| Directive |
Copy, exactly as written, the lines that begin at the one containing "Output the component" and end at the one containing "0.15, 0.4, 0.2];". Skip any pictures in the data below.

(Data extracted from a collection)
* * * * * * * * *
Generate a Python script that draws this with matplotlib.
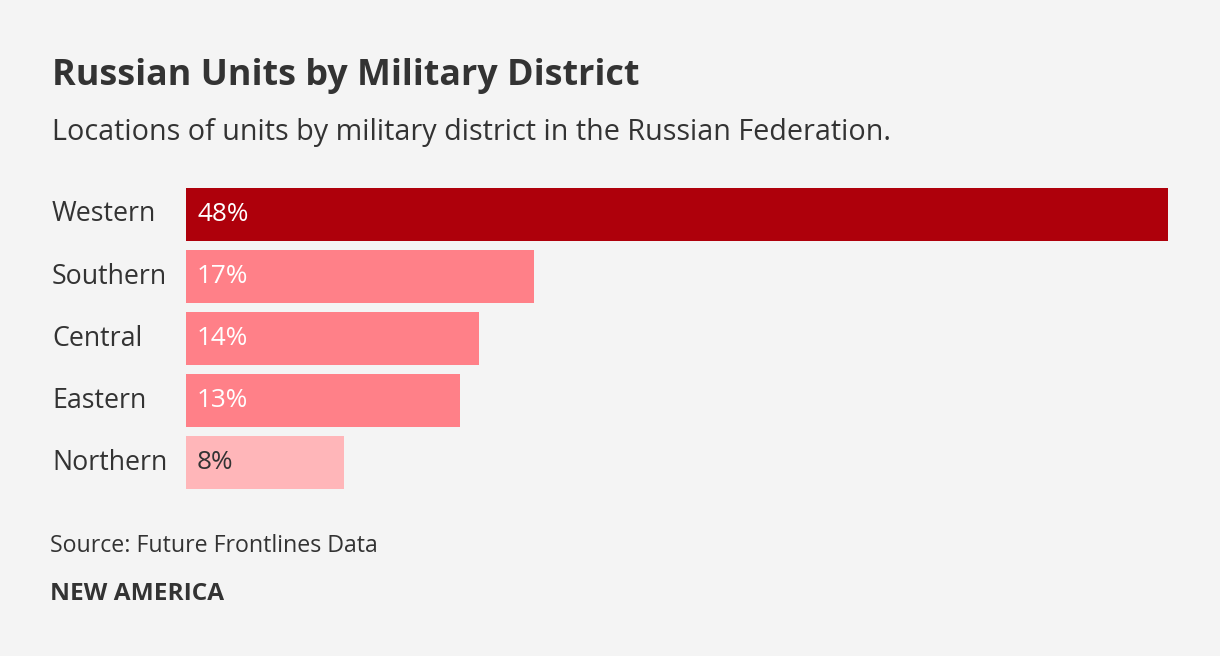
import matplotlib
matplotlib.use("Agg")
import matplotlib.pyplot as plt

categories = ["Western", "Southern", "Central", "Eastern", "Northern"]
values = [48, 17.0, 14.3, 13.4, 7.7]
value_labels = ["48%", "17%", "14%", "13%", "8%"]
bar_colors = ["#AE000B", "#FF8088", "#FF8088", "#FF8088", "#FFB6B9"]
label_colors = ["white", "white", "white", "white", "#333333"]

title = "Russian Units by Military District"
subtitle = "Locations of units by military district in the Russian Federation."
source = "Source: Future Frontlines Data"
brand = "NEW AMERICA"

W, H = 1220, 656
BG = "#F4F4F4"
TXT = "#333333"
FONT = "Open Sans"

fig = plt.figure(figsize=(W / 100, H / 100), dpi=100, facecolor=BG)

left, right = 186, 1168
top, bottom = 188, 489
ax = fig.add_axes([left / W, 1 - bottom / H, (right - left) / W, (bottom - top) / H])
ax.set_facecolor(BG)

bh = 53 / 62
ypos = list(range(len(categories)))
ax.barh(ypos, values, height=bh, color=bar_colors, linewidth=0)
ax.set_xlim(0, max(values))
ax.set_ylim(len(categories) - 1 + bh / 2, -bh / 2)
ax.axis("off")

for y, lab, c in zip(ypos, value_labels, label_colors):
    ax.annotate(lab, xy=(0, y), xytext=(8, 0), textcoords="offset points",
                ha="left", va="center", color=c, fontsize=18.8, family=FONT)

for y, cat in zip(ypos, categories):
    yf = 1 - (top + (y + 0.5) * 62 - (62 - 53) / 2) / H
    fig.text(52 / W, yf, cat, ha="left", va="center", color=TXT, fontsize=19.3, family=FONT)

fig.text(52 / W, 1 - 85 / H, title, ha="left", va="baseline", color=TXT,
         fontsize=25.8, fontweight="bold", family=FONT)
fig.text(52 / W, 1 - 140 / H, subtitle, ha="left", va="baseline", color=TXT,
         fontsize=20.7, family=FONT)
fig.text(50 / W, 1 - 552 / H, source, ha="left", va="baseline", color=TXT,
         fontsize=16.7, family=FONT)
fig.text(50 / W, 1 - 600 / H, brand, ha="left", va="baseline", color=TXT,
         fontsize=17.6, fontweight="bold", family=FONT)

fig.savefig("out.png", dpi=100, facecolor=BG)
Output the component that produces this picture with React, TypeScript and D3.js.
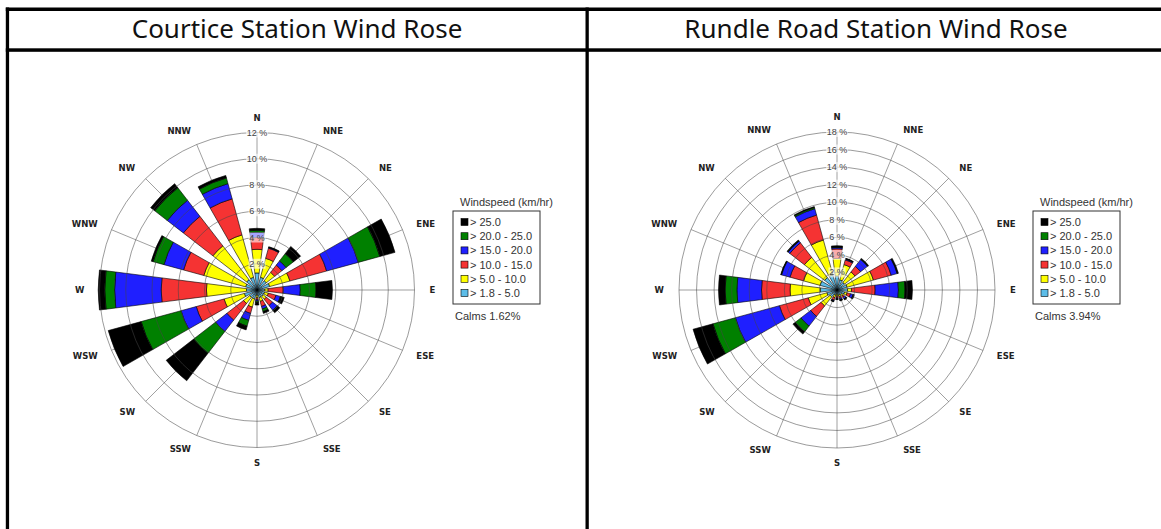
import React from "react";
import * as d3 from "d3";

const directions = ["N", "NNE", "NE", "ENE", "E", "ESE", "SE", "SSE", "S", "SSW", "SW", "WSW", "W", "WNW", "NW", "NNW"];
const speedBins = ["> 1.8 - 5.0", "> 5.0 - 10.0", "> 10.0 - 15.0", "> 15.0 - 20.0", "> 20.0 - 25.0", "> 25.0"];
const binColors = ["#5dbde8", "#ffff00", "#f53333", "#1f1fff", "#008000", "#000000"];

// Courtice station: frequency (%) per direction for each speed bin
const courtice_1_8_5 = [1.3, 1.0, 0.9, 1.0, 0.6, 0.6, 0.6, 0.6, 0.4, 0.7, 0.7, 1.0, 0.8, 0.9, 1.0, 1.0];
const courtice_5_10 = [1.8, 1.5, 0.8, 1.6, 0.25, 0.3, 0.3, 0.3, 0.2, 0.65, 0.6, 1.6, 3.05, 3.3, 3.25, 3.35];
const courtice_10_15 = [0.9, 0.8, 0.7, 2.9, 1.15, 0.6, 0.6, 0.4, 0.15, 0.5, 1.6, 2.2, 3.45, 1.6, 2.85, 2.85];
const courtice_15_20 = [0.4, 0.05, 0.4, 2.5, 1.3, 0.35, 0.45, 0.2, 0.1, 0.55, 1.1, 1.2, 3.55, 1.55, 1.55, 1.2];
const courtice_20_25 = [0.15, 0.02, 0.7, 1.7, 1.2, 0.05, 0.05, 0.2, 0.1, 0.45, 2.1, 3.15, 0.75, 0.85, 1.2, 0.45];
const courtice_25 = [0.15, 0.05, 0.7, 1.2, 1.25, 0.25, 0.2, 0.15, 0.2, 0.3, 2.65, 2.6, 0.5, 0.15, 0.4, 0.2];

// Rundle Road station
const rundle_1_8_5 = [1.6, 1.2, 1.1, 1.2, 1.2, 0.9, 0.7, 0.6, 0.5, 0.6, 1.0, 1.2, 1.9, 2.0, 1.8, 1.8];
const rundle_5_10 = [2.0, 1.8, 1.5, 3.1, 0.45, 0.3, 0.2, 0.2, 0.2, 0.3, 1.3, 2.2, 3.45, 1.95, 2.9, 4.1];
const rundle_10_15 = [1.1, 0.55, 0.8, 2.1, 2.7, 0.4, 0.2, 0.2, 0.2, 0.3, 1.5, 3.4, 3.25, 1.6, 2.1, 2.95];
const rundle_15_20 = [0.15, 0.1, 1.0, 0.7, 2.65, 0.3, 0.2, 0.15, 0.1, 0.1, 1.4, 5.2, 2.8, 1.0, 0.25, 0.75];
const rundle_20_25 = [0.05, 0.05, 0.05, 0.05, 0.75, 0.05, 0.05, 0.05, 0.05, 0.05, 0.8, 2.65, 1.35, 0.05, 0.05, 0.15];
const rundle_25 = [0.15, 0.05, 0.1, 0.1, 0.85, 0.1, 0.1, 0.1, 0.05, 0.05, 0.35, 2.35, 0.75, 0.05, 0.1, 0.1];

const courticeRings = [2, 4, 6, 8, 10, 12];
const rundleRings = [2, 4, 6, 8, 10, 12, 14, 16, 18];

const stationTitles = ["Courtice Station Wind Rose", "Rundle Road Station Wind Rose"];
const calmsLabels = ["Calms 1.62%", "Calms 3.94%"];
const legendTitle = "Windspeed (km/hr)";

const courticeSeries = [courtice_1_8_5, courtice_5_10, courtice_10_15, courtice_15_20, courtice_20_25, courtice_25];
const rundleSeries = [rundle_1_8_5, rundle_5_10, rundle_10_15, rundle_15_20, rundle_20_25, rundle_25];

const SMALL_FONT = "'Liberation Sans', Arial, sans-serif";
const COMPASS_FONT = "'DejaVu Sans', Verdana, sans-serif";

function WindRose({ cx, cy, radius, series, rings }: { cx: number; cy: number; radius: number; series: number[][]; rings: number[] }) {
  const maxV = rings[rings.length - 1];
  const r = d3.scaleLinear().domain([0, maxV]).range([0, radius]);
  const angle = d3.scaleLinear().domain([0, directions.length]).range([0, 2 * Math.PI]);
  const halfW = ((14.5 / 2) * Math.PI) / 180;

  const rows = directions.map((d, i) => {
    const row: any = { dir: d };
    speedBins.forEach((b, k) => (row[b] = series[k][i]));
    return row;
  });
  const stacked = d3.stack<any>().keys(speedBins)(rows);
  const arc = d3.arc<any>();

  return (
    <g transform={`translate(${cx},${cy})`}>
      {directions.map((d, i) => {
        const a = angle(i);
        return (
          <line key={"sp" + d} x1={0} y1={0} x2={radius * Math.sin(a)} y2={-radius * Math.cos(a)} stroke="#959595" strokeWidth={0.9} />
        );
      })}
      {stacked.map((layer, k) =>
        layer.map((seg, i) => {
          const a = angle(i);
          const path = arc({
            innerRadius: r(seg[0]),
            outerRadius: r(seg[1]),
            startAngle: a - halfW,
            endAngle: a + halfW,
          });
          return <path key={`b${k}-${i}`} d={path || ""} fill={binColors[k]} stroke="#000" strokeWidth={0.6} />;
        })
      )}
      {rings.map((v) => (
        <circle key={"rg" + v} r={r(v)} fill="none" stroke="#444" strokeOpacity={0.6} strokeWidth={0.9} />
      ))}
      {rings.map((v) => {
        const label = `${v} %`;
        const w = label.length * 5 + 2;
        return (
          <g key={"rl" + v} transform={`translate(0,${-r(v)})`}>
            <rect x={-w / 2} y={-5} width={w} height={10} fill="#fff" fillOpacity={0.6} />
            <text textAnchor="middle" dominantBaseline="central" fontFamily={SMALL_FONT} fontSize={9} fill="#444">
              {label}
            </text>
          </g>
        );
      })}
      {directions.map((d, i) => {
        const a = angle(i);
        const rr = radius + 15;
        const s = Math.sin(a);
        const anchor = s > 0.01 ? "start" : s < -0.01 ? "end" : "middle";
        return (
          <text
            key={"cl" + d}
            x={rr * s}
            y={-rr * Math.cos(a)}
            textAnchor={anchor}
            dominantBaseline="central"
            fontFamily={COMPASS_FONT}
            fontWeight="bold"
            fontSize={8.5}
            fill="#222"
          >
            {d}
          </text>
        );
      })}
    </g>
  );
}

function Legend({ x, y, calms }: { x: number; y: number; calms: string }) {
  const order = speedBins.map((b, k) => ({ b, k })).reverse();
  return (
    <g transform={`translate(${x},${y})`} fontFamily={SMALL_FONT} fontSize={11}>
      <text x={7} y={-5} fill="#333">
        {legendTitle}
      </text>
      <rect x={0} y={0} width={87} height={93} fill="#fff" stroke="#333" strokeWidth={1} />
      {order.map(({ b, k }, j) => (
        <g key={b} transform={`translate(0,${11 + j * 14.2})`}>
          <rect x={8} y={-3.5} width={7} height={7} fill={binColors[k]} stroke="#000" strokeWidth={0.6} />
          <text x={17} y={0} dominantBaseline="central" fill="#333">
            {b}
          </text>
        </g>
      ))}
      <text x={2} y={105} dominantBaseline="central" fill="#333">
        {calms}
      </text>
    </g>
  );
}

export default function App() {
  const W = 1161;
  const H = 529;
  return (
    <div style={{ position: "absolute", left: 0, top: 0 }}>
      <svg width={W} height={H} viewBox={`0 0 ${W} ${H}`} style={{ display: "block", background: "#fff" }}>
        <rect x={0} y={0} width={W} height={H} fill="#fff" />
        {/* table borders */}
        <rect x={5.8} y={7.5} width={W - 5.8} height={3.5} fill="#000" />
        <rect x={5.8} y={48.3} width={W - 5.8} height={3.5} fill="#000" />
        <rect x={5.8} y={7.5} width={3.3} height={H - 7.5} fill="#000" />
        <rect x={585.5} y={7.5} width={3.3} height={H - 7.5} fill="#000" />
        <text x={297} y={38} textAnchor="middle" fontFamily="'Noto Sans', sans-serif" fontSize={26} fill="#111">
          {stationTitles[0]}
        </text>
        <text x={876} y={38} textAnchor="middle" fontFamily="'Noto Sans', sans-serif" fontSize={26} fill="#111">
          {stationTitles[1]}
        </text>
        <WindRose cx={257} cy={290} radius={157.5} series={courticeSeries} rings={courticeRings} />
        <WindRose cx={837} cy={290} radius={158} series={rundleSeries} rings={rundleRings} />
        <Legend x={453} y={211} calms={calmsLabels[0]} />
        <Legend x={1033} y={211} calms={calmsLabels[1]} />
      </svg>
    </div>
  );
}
* * * * * * * * *
| Expected output |
Output the component that produces this picture with React, TypeScript and D3.js.
import React from "react";
import * as d3 from "d3";

const directions = ["N", "NNE", "NE", "ENE", "E", "ESE", "SE", "SSE", "S", "SSW", "SW", "WSW", "W", "WNW", "NW", "NNW"];
const speedBins = ["> 1.8 - 5.0", "> 5.0 - 10.0", "> 10.0 - 15.0", "> 15.0 - 20.0", "> 20.0 - 25.0", "> 25.0"];
const binColors = ["#5dbde8", "#ffff00", "#f53333", "#1f1fff", "#008000", "#000000"];

// Courtice station: frequency (%) per direction for each speed bin
const courtice_1_8_5 = [1.3, 1.0, 0.9, 1.0, 0.6, 0.6, 0.6, 0.6, 0.4, 0.7, 0.7, 1.0, 0.8, 0.9, 1.0, 1.0];
const courtice_5_10 = [1.8, 1.5, 0.8, 1.6, 0.25, 0.3, 0.3, 0.3, 0.2, 0.65, 0.6, 1.6, 3.05, 3.3, 3.25, 3.35];
const courtice_10_15 = [0.9, 0.8, 0.7, 2.9, 1.15, 0.6, 0.6, 0.4, 0.15, 0.5, 1.6, 2.2, 3.45, 1.6, 2.85, 2.85];
const courtice_15_20 = [0.4, 0.05, 0.4, 2.5, 1.3, 0.35, 0.45, 0.2, 0.1, 0.55, 1.1, 1.2, 3.55, 1.55, 1.55, 1.2];
const courtice_20_25 = [0.15, 0.02, 0.7, 1.7, 1.2, 0.05, 0.05, 0.2, 0.1, 0.45, 2.1, 3.15, 0.75, 0.85, 1.2, 0.45];
const courtice_25 = [0.15, 0.05, 0.7, 1.2, 1.25, 0.25, 0.2, 0.15, 0.2, 0.3, 2.65, 2.6, 0.5, 0.15, 0.4, 0.2];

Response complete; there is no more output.